═════ DATA SUPPLIED

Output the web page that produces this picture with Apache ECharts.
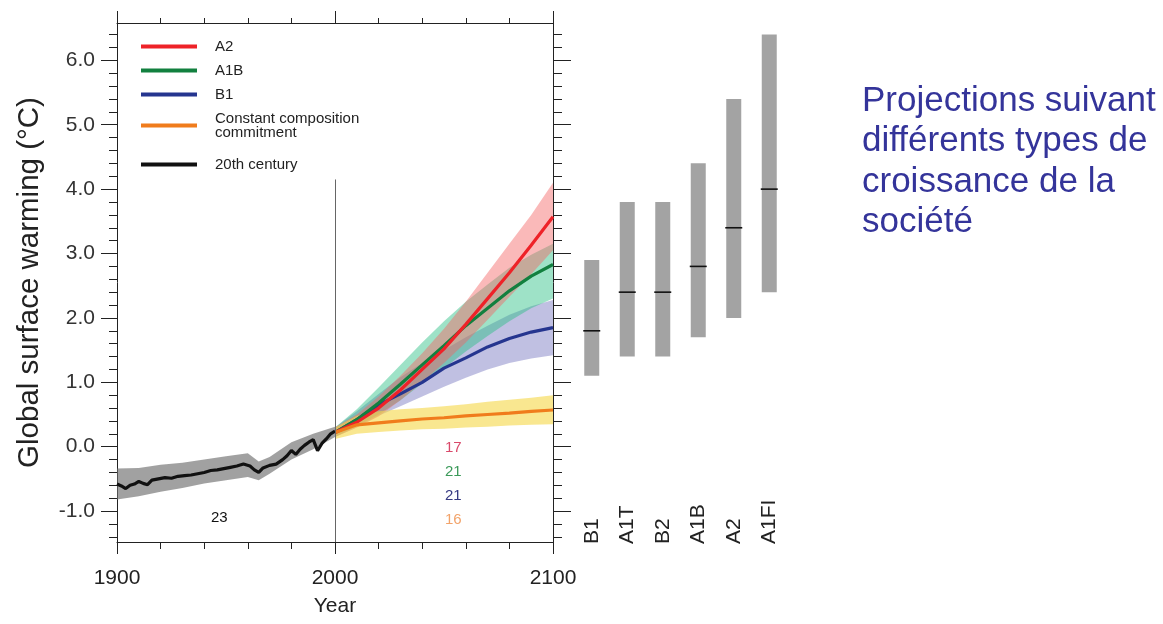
<!DOCTYPE html>
<html>
<head>
<meta charset="utf-8">
<script src="https://cdn.jsdelivr.net/npm/echarts@6/dist/echarts.min.js"></script>
<style>html,body{margin:0;padding:0;background:#fff}#chart{width:1163px;height:624px}</style>
</head>
<body>
<div id="chart"></div>
<script>
// ---------- data ----------
const years20 = [1900,1902,1904,1906,1908,1910,1912,1914,1916,1919,1922,1925,1928,1931,1934,1937,1940,1943,1946,1949,1952,1955,1958,1961,1963,1965,1967,1970,1973,1976,1978,1980,1982,1984,1986,1988,1990,1992,1994,1996,1998,2000];
const temp20 = [-0.58,-0.61,-0.65,-0.60,-0.58,-0.54,-0.57,-0.59,-0.52,-0.50,-0.48,-0.49,-0.46,-0.45,-0.44,-0.42,-0.40,-0.37,-0.36,-0.34,-0.32,-0.30,-0.27,-0.30,-0.36,-0.40,-0.33,-0.29,-0.27,-0.20,-0.14,-0.06,-0.12,-0.04,0.02,0.07,0.11,-0.06,0.05,0.12,0.20,0.24];
const band20Years = [1900,1910,1920,1930,1940,1950,1960,1965,1970,1980,1990,2000];
const band20Low  = [-0.82,-0.77,-0.70,-0.64,-0.57,-0.52,-0.47,-0.52,-0.42,-0.20,-0.04,0.15];
const band20High = [-0.34,-0.33,-0.28,-0.25,-0.20,-0.15,-0.10,-0.23,-0.16,0.07,0.20,0.31];

const projYears = [2000,2010,2020,2030,2040,2050,2060,2070,2080,2090,2100];
const a2Values  = [0.22,0.38,0.60,0.88,1.20,1.52,1.90,2.30,2.70,3.13,3.57];
const a1bValues = [0.22,0.42,0.68,0.97,1.27,1.57,1.88,2.15,2.42,2.65,2.83];
const b1Values  = [0.22,0.42,0.65,0.82,1.00,1.22,1.38,1.55,1.68,1.78,1.85];
const ccValues  = [0.22,0.34,0.37,0.40,0.43,0.45,0.48,0.50,0.52,0.55,0.57];

const a2Low   = [0.15,0.30,0.47,0.72,1.00,1.30,1.62,1.97,2.33,2.68,3.05];
const a2High  = [0.30,0.50,0.78,1.10,1.45,1.83,2.25,2.70,3.15,3.60,4.10];
const a1bLow  = [0.15,0.32,0.50,0.72,0.98,1.22,1.48,1.72,1.95,2.15,2.30];
const a1bHigh = [0.30,0.58,0.92,1.27,1.62,1.95,2.25,2.52,2.78,2.98,3.15];
const b1Low   = [0.15,0.30,0.48,0.63,0.78,0.93,1.07,1.20,1.30,1.37,1.42];
const b1High  = [0.30,0.55,0.82,1.08,1.30,1.50,1.70,1.88,2.05,2.18,2.28];
const ccLow   = [0.12,0.20,0.23,0.25,0.27,0.28,0.30,0.31,0.33,0.34,0.35];
const ccHigh  = [0.30,0.48,0.55,0.58,0.60,0.63,0.66,0.70,0.73,0.76,0.80];

const scenarioNames = ['B1','A1T','B2','A1B','A2','A1FI'];
const scenarioBest  = [1.8,2.4,2.4,2.8,3.4,4.0];
const scenarioLow   = [1.1,1.4,1.4,1.7,2.0,2.4];
const scenarioHigh  = [2.9,3.8,3.8,4.4,5.4,6.4];

const modelCounts = ['17','21','21','16'];
const count20 = '23';

const xMajorTicks = [1900,2000,2100];
const yMajorTicks = [-1,0,1,2,3,4,5,6];

const seriesNames = ['A2','A1B','B1','Constant composition commitment','20th century'];
const titleText = 'Projections suivant\ndifférents types de\ncroissance de la\nsociété';

// ---------- helpers ----------
const Y_MIN = -1.48, Y_MAX = 6.58;
const xMinorTicks = [];
for (let y = 1900; y <= 2100; y += 20) if (y % 100 !== 0) xMinorTicks.push(y);
const yMinorTicks = [];
for (let k = -7; k <= 32; k++) if (k % 5 !== 0) yMinorTicks.push(k / 5);

const FONT = 'Liberation Sans, Arial, Helvetica, sans-serif';
const AX = '#222';
const zip = (xs, ys) => xs.map((x, i) => [x, ys[i]]);

function bandSeries(years, low, high, color, z) {
  return {
    type: 'custom', xAxisIndex: 0, yAxisIndex: 0, silent: true, z: z,
    data: years.map((y, i) => [y, low[i], high[i]]),
    encode: { x: 0, y: [1, 2] },
    renderItem: function (params, api) {
      if (params.dataIndex !== 0) return null;
      const pts = [];
      for (let i = 0; i < years.length; i++) pts.push(api.coord([years[i], high[i]]));
      for (let i = years.length - 1; i >= 0; i--) pts.push(api.coord([years[i], low[i]]));
      return { type: 'polygon', shape: { points: pts }, style: { fill: color } };
    }
  };
}
function lineSeries(name, xs, ys, color, z) {
  return {
    name: name, type: 'line', xAxisIndex: 0, yAxisIndex: 0,
    data: zip(xs, ys), showSymbol: false, symbol: 'none', z: z,
    itemStyle: { color: color },
    lineStyle: { color: color, width: 3.2 }
  };
}
function tickAxis(base, values, len, extra) {
  return Object.assign({
    type: 'value', splitLine: { show: false },
    axisLine: { show: false, onZero: false, lineStyle: { color: AX } },
    axisTick: { show: true, customValues: values, length: len, lineStyle: { color: AX, width: 1 } },
    axisLabel: { show: false }
  }, base, extra || {});
}

const legendText = { fontFamily: FONT, fontSize: 15, lineHeight: 14, color: '#222', padding: [0, 0, 0, 13] };

const chart = echarts.init(document.getElementById('chart'), null, { renderer: 'canvas' });

const option = {
  animation: false,
  backgroundColor: '#ffffff',
  textStyle: { fontFamily: FONT },
  grid: [
    { left: 117, top: 23, width: 436, height: 519 },
    { left: 574, top: 23, width: 213, height: 519 }
  ],
  legend: [
    {
      data: seriesNames.slice(0, 4), orient: 'vertical', left: 136, top: 34,
      icon: 'rect', itemWidth: 56, itemHeight: 4, itemGap: 9,
      formatter: n => n.replace(' commitment', '\ncommitment'),
      textStyle: legendText, selectedMode: false
    },
    {
      data: seriesNames.slice(4), orient: 'vertical', left: 136, top: 152,
      icon: 'rect', itemWidth: 56, itemHeight: 4,
      textStyle: legendText, selectedMode: false
    }
  ],
  xAxis: [
    tickAxis({ gridIndex: 0, min: 1900, max: 2100, position: 'bottom' }, xMajorTicks, 12, {
      axisLine: { show: true, onZero: false, lineStyle: { color: AX } },
      axisLabel: { show: true, customValues: xMajorTicks, formatter: v => String(v),
                   fontSize: 21, color: '#222', margin: 26 },
      name: 'Year', nameLocation: 'middle', nameGap: 54,
      nameTextStyle: { fontSize: 21, color: '#222' }
    }),
    tickAxis({ gridIndex: 0, min: 1900, max: 2100, position: 'bottom' }, xMinorTicks, 7),
    tickAxis({ gridIndex: 0, min: 1900, max: 2100, position: 'top' }, xMajorTicks, 12, {
      axisLine: { show: true, onZero: false, lineStyle: { color: AX } }
    }),
    tickAxis({ gridIndex: 0, min: 1900, max: 2100, position: 'top' }, xMinorTicks, 5),
    {
      gridIndex: 1, type: 'category', data: scenarioNames, position: 'bottom',
      axisLine: { show: false, onZero: false }, axisTick: { show: false }, splitLine: { show: false },
      axisLabel: { inside: true, rotate: 90, fontSize: 21, color: '#222', margin: -2 }
    }
  ],
  yAxis: [
    tickAxis({ gridIndex: 0, min: Y_MIN, max: Y_MAX, position: 'left' }, yMajorTicks, 16, {
      axisLine: { show: true, onZero: false, lineStyle: { color: AX } },
      axisLabel: { show: true, customValues: yMajorTicks, formatter: v => Number(v).toFixed(1),
                   fontSize: 21, color: '#333', margin: 22 },
      name: 'Global surface warming (°C)', nameLocation: 'middle', nameRotate: 90, nameGap: 72,
      nameTextStyle: { fontSize: 29.5, color: '#222' }
    }),
    tickAxis({ gridIndex: 0, min: Y_MIN, max: Y_MAX, position: 'left' }, yMinorTicks, 8),
    tickAxis({ gridIndex: 0, min: Y_MIN, max: Y_MAX, position: 'right' }, yMajorTicks, 18, {
      axisLine: { show: true, onZero: false, lineStyle: { color: AX } }
    }),
    tickAxis({ gridIndex: 0, min: Y_MIN, max: Y_MAX, position: 'right' }, yMinorTicks, 9),
    { gridIndex: 1, type: 'value', min: Y_MIN, max: Y_MAX, show: false, splitLine: { show: false } }
  ],
  graphic: [
    { type: 'text', left: 862, top: 81, z: 10,
      style: { text: titleText, font: '35px ' + FONT, fill: '#34349a', lineHeight: 40.5 } },
    { type: 'text', left: 211, top: 510, style: { text: count20, font: '15px ' + FONT, fill: '#111' } },
    { type: 'text', left: 445, top: 440, style: { text: modelCounts[0], font: '15px ' + FONT, fill: '#d9496a' } },
    { type: 'text', left: 445, top: 464, style: { text: modelCounts[1], font: '15px ' + FONT, fill: '#3c9a5a' } },
    { type: 'text', left: 445, top: 488, style: { text: modelCounts[2], font: '15px ' + FONT, fill: '#363a82' } },
    { type: 'text', left: 445, top: 512, style: { text: modelCounts[3], font: '15px ' + FONT, fill: '#f2a36a' } }
  ],
  series: [
    bandSeries(band20Years, band20Low, band20High, 'rgba(110,110,110,0.65)', 1),
    bandSeries(projYears, b1Low, b1High, 'rgba(115,115,190,0.45)', 1),
    bandSeries(projYears, a1bLow, a1bHigh, 'rgba(40,190,130,0.45)', 1),
    bandSeries(projYears, a2Low, a2High, 'rgba(245,100,100,0.45)', 1),
    bandSeries(projYears, ccLow, ccHigh, 'rgba(245,215,70,0.6)', 1),
    lineSeries(seriesNames[2], projYears, b1Values, '#25358f', 3),
    lineSeries(seriesNames[1], projYears, a1bValues, '#12803f', 3),
    lineSeries(seriesNames[0], projYears, a2Values, '#ee2228', 3),
    lineSeries(seriesNames[3], projYears, ccValues, '#f07c1c', 3),
    Object.assign(lineSeries(seriesNames[4], years20, temp20, '#111111', 4), {
      markLine: {
        silent: true, symbol: ['none', 'none'], label: { show: false },
        lineStyle: { color: '#666', width: 1, type: 'solid' },
        data: [[{ coord: [2000, Y_MIN] }, { coord: [2000, 4.15] }]]
      }
    }),
    {
      type: 'custom', xAxisIndex: 4, yAxisIndex: 4, silent: true,
      data: scenarioNames.map((n, i) => [i, scenarioLow[i], scenarioHigh[i], scenarioBest[i]]),
      encode: { x: 0, y: [1, 2] },
      renderItem: function (params, api) {
        const lo = api.coord([api.value(0), api.value(1)]);
        const hi = api.coord([api.value(0), api.value(2)]);
        const md = api.coord([api.value(0), api.value(3)]);
        return { type: 'group', children: [
          { type: 'rect', shape: { x: lo[0] - 7.5, y: hi[1], width: 15, height: lo[1] - hi[1] },
            style: { fill: '#a3a3a3' } },
          { type: 'line', shape: { x1: md[0] - 8.5, y1: md[1], x2: md[0] + 8.5, y2: md[1] },
            style: { stroke: '#111', lineWidth: 1.6 } }
        ] };
      }
    }
  ]
};
chart.setOption(option);
</script>
</body>
</html>
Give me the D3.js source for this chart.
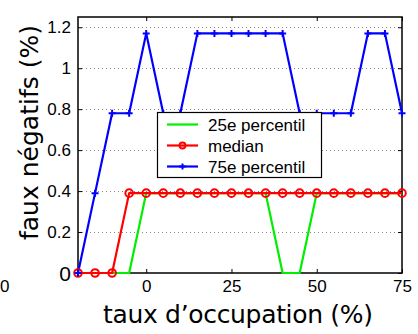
<!DOCTYPE html>
<html><head><meta charset="utf-8">
<script src="https://cdn.jsdelivr.net/npm/d3@7"></script>
<style>body{margin:0;background:#fff}svg{display:block}</style>
</head><body>
<script>
const xValues = [-20,-15,-10,-5,0,5,10,15,20,25,30,35,40,45,50,55,60,65,70,75];
const p25 = [0,0,0,0,0.39,0.39,0.39,0.39,0.39,0.39,0.39,0.39,0,0,0.39,0.39,0.39,0.39,0.39,0.39];
const median = [0,0,0,0.39,0.39,0.39,0.39,0.39,0.39,0.39,0.39,0.39,0.39,0.39,0.39,0.39,0.39,0.39,0.39,0.39];
const p75 = [0,0.39,0.78,0.78,1.17,0.78,0.78,1.17,1.17,1.17,1.17,1.17,1.17,0.78,0.78,0.78,0.78,1.17,1.17,0.78];
const xTicks = [0,25,50,75];
const yTicks = [0,0.2,0.4,0.6,0.8,1,1.2];
const yTickLabels = ["0","0.2","0.4","0.6","0.8","1","1.2"];
const seriesNames = ["25e percentil","median","75e percentil"];
const seriesColors = ["#00ee00","#ff0000","#0000ff"];

const W=418,H=334;
const L=78,R=402,T=17,B=273;
const svg=d3.select("body").append("svg").attr("width",W).attr("height",H);
const x=d3.scaleLinear().domain([-20,75]).range([L,R]);
const y=d3.scaleLinear().domain([0,1.25]).range([B,T]);

// grid
svg.append("g").selectAll("line").data(yTicks.filter(d=>d>0)).join("line")
  .attr("x1",L).attr("x2",R).attr("y1",d=>Math.round(y(d))+0.5).attr("y2",d=>Math.round(y(d))+0.5)
  .attr("stroke","#888").attr("stroke-width",1).attr("stroke-dasharray","1,3");

// axes ticks (inward)
const tickF="Liberation Sans, Arial, sans-serif";
const bx=d3.axisBottom(x).tickValues(xTicks).tickSize(-4).tickPadding(7).tickFormat(d3.format("d"));
const gb=svg.append("g").attr("transform",`translate(0,${B})`).call(bx);
const tx=d3.axisTop(x).tickValues(xTicks).tickSize(-4).tickFormat("");
const gt=svg.append("g").attr("transform",`translate(0,${T})`).call(tx);
const ly=d3.axisLeft(y).tickValues(yTicks).tickSize(-4).tickPadding(7).tickFormat((d,i)=>yTickLabels[i]);
const gl=svg.append("g").attr("transform",`translate(${L},0)`).call(ly);
const ry=d3.axisRight(y).tickValues(yTicks).tickSize(-4).tickFormat("");
const gr=svg.append("g").attr("transform",`translate(${R},0)`).call(ry);
[gb,gt,gl,gr].forEach(g=>{
  g.select(".domain").remove();
  g.selectAll("line").attr("stroke","#000");
  g.selectAll("text").attr("font-family",tickF).attr("font-size",17).attr("fill","#000");
});
gl.selectAll("text").filter(d=>d===0).attr("font-size",21).attr("dy","0.36em");
// box
svg.append("rect").attr("x",L).attr("y",T).attr("width",R-L).attr("height",B-T)
  .attr("fill","none").attr("stroke","#000").attr("stroke-width",1.5);
// stray label at far left
svg.append("text").attr("x",0).attr("y",292).attr("text-anchor","start")
  .attr("font-family",tickF).attr("font-size",17).text("0");

// series
const allSeries=[p25,median,p75];
const line=d3.line().x((d,i)=>x(xValues[i])).y(d=>y(d));
allSeries.forEach((s,k)=>{
  svg.append("path").datum(s).attr("d",line).attr("fill","none")
    .attr("stroke",seriesColors[k]).attr("stroke-width",2.2).attr("stroke-linejoin","round");
});
// median circles
svg.append("g").selectAll("circle").data(median).join("circle")
  .attr("cx",(d,i)=>x(xValues[i])).attr("cy",d=>y(d)).attr("r",3.8)
  .attr("fill","none").attr("stroke","#ff0000").attr("stroke-width",2);
// p75 plus markers
svg.append("g").selectAll("path").data(p75).join("path")
  .attr("d",(d,i)=>{const cx=x(xValues[i]),cy=y(d);return `M${cx-3.5},${cy}H${cx+3.5}M${cx},${cy-3.5}V${cy+3.5}`;})
  .attr("stroke","#0000ff").attr("stroke-width",2);

// legend
const lg=svg.append("g");
lg.append("rect").attr("x",157.5).attr("y",112.5).attr("width",164).attr("height",65)
  .attr("fill","#fff").attr("stroke","#000").attr("stroke-width",1.2);
const rowY=[124.5,145.5,166.5];
seriesNames.forEach((n,k)=>{
  lg.append("line").attr("x1",167).attr("x2",198).attr("y1",rowY[k]).attr("y2",rowY[k])
    .attr("stroke",seriesColors[k]).attr("stroke-width",2.2);
  if(k===1) lg.append("circle").attr("cx",182.5).attr("cy",rowY[k]).attr("r",3)
    .attr("fill","none").attr("stroke","#ff0000").attr("stroke-width",1.8);
  if(k===2) lg.append("path").attr("d",`M179,${rowY[k]}H186M182.5,${rowY[k]-3}V${rowY[k]+3}`)
    .attr("stroke","#0000ff").attr("stroke-width",2);
  lg.append("text").attr("x",208).attr("y",rowY[k]).attr("dy","0.36em")
    .attr("font-family",tickF).attr("font-size",17).text(n);
});

// axis titles
const titleF="DejaVu Sans, sans-serif";
svg.append("text").attr("x",103).attr("y",323).attr("font-family",titleF).attr("font-size",25)
  .attr("textLength",270).attr("lengthAdjust","spacing").text("taux d’occupation (%)");
svg.append("text").attr("transform","translate(38,240) rotate(-90)").attr("font-family",titleF).attr("font-size",25)
  .attr("textLength",215).attr("lengthAdjust","spacing").text("faux négatifs (%)");
</script>
</body></html>
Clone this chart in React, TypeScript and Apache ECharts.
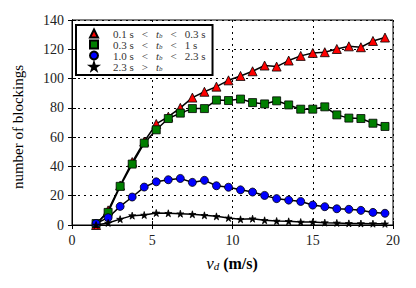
import React, { useEffect, useRef } from "react";
import * as echarts from "echarts";

const xs = [1.5, 2.25, 3, 3.75, 4.5, 5.25, 6, 6.75, 7.5, 8.25, 9, 9.75, 10.5, 11.25, 12, 12.75, 13.5, 14.25, 15, 15.75, 16.5, 17.25, 18, 18.75, 19.5];
const redVals = [0, 10, 27, 43, 57, 69, 74, 80, 87, 91, 94.5, 98.8, 101.8, 105, 108.9, 108.2, 112.3, 115.5, 117.5, 118, 120.2, 122, 121.4, 125.7, 128];
const greenVals = [1, 8.6, 26.4, 41.6, 55.9, 65, 72.7, 76.4, 79.5, 79.5, 85.3, 85, 86, 83.6, 82.7, 84.8, 82, 79.1, 79.1, 80.7, 75.2, 73, 72.7, 69.5, 67.3];
const blueVals = [1, 5, 12.7, 19.1, 25.9, 29.5, 30.9, 31.8, 29.1, 30.5, 26.8, 25.8, 24, 22.5, 20.2, 18, 17, 16.1, 13.6, 12.5, 11.1, 10.7, 10, 8.6, 8];
const blackVals = [0, 1.4, 4, 6.4, 6.8, 8.2, 8, 7.7, 7.3, 6.6, 5.9, 4.8, 3.9, 4.3, 3.2, 2.7, 2.5, 2, 2, 1.6, 1.4, 1.1, 1, 0.9, 0.8];

const seriesNames = ["r", "g", "b", "k"];
// [left bound, operator, right operator, right bound]
const legendParts: Record<string, [string, string, string, string]> = {
  r: ["0.1 s", "<", "<", "0.3 s"],
  g: ["0.3 s", "<", "<", "1 s"],
  b: ["1.0 s", "<", "<", "2.3 s"],
  k: ["2.3 s", ">", "", ""],
};
const xTicks = [0, 20, 5];
const yTicks = [0, 140, 20];

const STAR = "path://M50,0 L61,35 L98,35 L68,57 L79,91 L50,70 L21,91 L32,57 L2,35 L39,35 Z";
const FONT = "'Liberation Serif', 'DejaVu Serif', serif";

export default function App() {
  const ref = useRef<HTMLDivElement>(null);
  useEffect(() => {
    document.body.style.margin = "0";
    const chart = echarts.init(ref.current!, undefined, { renderer: "svg" });
    const pair = (vals: number[]) => xs.map((x, i) => [x, vals[i]]);
    const gridLine = { show: true, lineStyle: { color: "#000", type: [2, 4], width: 1 } };
    const baseAxis = {
      axisLine: { show: true, lineStyle: { color: "#000", width: 1 } },
      axisTick: { show: true, inside: true, length: 4, lineStyle: { color: "#000" } },
    };
    const mk = (name: string, vals: number[], symbol: string, color: string, size: number) => ({
      name,
      type: "line",
      data: pair(vals),
      symbol,
      symbolSize: size,
      showAllSymbol: true,
      lineStyle: { color: "#000", width: 1.5 },
      itemStyle: { color, borderColor: "#000", borderWidth: 0.8 },
      z: 3,
    });
    const tc = "#333";
    const LH = 11;
    chart.setOption({
      animation: false,
      textStyle: { fontFamily: FONT },
      grid: { left: 72, right: 23, top: 20, bottom: 63, show: true, borderColor: "#000", borderWidth: 1 },
      xAxis: [
        {
          ...baseAxis,
          type: "value",
          min: xTicks[0],
          max: xTicks[1],
          interval: xTicks[2],
          splitLine: gridLine,
          axisLabel: { color: "#222", fontSize: 14, fontFamily: FONT, margin: 8 },
        },
        {
          ...baseAxis,
          type: "value",
          position: "top",
          min: xTicks[0],
          max: xTicks[1],
          interval: xTicks[2],
          splitLine: { show: false },
          axisLabel: { show: false },
        },
      ],
      yAxis: [
        {
          ...baseAxis,
          type: "value",
          min: yTicks[0],
          max: yTicks[1],
          interval: yTicks[2],
          splitLine: gridLine,
          axisLabel: { color: "#222", fontSize: 14, fontFamily: FONT, margin: 8 },
        },
        {
          ...baseAxis,
          type: "value",
          position: "right",
          min: yTicks[0],
          max: yTicks[1],
          interval: yTicks[2],
          splitLine: { show: false },
          axisLabel: { show: false },
        },
      ],
      legend: {
        left: 76,
        top: 25,
        orient: "vertical",
        backgroundColor: "#fff",
        borderColor: "#000",
        borderWidth: 2,
        borderRadius: 0,
        padding: [3, 7, 3, 13],
        itemGap: 0,
        itemWidth: 8,
        itemHeight: 8,
        data: [
          { name: "r", icon: "triangle" },
          { name: "g", icon: "rect" },
          { name: "b", icon: "circle" },
          { name: "k", icon: STAR },
        ],
        formatter: (name: string) => {
          const p = legendParts[name];
          let s = `{g| }{n|${p[0]}}{o|${p[1]}}{i|t}{s|b}`;
          if (p[2]) s += `{o|${p[2]}}{n|${p[3]}}`;
          return s;
        },
        textStyle: {
          color: tc,
          fontSize: 11,
          lineHeight: LH,
          fontFamily: FONT,
          rich: {
            g: { width: 10, fontSize: 11, lineHeight: LH },
            n: { fontSize: 11, fontFamily: FONT, color: tc, lineHeight: LH },
            o: { fontSize: 11, fontFamily: FONT, color: tc, lineHeight: LH, padding: [0, 8, 0, 8] },
            i: { fontSize: 11, fontFamily: FONT, fontStyle: "italic", color: tc, lineHeight: LH },
            s: { fontSize: 7, fontFamily: FONT, fontStyle: "italic", color: tc, lineHeight: LH, verticalAlign: "bottom" },
          },
        },
      },
      series: [
        mk(seriesNames[0], redVals, "triangle", "#ff0000", 9),
        mk(seriesNames[1], greenVals, "rect", "#007f00", 8),
        mk(seriesNames[2], blueVals, "circle", "#0000ff", 8),
        mk(seriesNames[3], blackVals, STAR, "#000000", 7),
      ],
      graphic: [
        {
          type: "text",
          x: 18,
          y: 127,
          rotation: Math.PI / 2,
          style: {
            text: "number of blockings",
            font: `15px ${FONT}`,
            fill: "#000",
            align: "center",
            verticalAlign: "middle",
          },
        },
        {
          type: "text",
          x: 232,
          y: 263,
          style: {
            text: "{i|v}{s|d}{n| (m/s)}",
            align: "center",
            verticalAlign: "middle",
            rich: {
              i: { fontSize: 17, fontFamily: FONT, fontStyle: "italic", fill: "#000" },
              s: { fontSize: 11, fontFamily: FONT, fontStyle: "italic", fill: "#000", padding: [6, 0, 0, 0] },
              n: { fontSize: 16, fontFamily: FONT, fontWeight: "bold", fill: "#000" },
            },
          },
        },
      ],
    });
    return () => chart.dispose();
  }, []);
  return <div ref={ref} style={{ width: 416, height: 288 }} />;
}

══════════

- _CHALLENGE_
Word for word, restate the lines beginning with the one that has "Clone this chart" and ending with the one that has "import * as". Keep both ends and skip any pictures.

- _TASK ANSWER_
Clone this chart in React, TypeScript and Apache ECharts.
import React, { useEffect, useRef } from "react";
import * as echarts from "echarts";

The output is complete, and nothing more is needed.